Bekas makam Raja (12 Selo) lokasi kuburan Raja di Koto Tinggi lebih kurang 3 Km dari Istana Raja.

Bekas benteng pertahanan dan parit perang sepanjang lebih kurang 1 Km tinggi 4 m dan lebar 3 m (sisa-sisanya masih bisa disaksikan sampai sekarang) lokasi : dikarangan tinggi lebih kurang 4 Km dari Pekan Tua atau 500 m dari jalan aspal di Karangan Tinggi.

Makam Panglima Perang kerajaan Kampa lokasi di dekat benteng/parit perang (4 Km dari Pekan Tua)

Makam Sultan Kampa terakhir (Sultan Adli Syah) yang mangkat tahun 1939 di Pekan Tua Kampa lebih kurang 500 m dari Masjid Raja Kampa.

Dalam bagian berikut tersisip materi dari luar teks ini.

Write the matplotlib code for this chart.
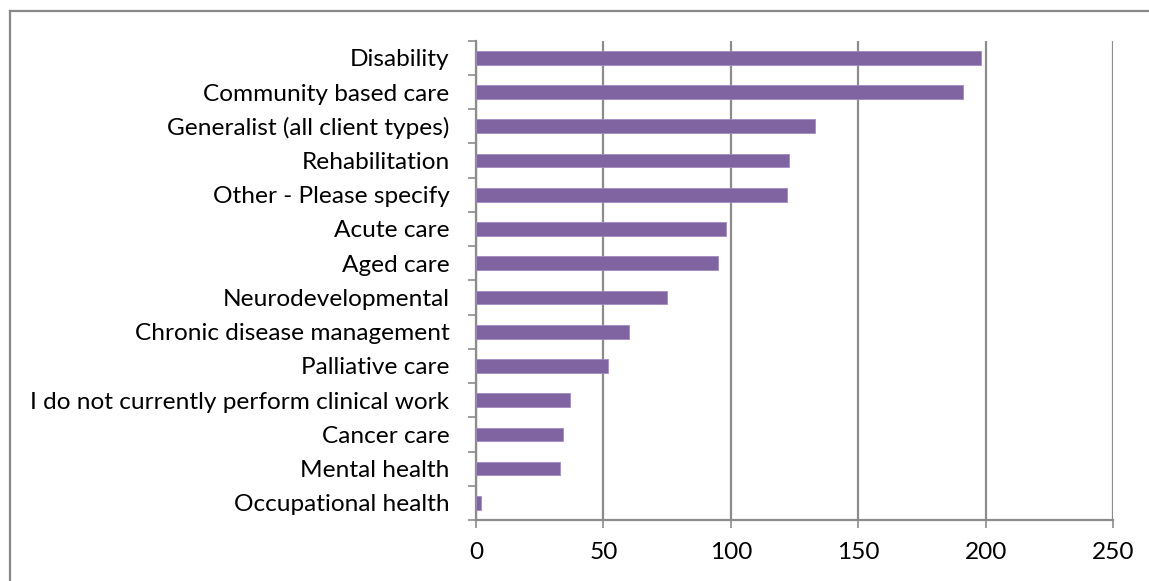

Makam Permaisuri Sultan Mahmud Syah bernama Tun Sri Fatimah yang wafat tahun 1527 M. Makam berlokasi di perkuburan tua Sai Tonang Air Tiris.

Bekas pelabuhan kuno tempat tambatan perahu Dondang dan perahu Kajang dan sebagai pusat perdagangan (pasar) lokasi di karangan tinggi lebih kurang 500 m dari kompleks makam raja-raja Kampa.

Gong kebesaran kerajaan Kampa (telah hilang). Kilangan Tebu kerajaan (telah musnah). Lelo besar kerajaan telah hilang.

Cerita singkat ini ditulis di Bangkinang, 23 Maret 2018.

Sayangnya Bupati Kampar periode 2017-2022 H. Abdul Aziz wafat pada 27 Desember 2018, setelah 9 bulan menjadi Sultan Kampa ke-14 dengan gelar Sultan Mahmud Syah Khalifatullah Akhirulzaman.

Setelah 49 hari wafat, dia digantikan wakilnya Catur Sugeng Susanto yang dilantik pada 12 Februari 2019.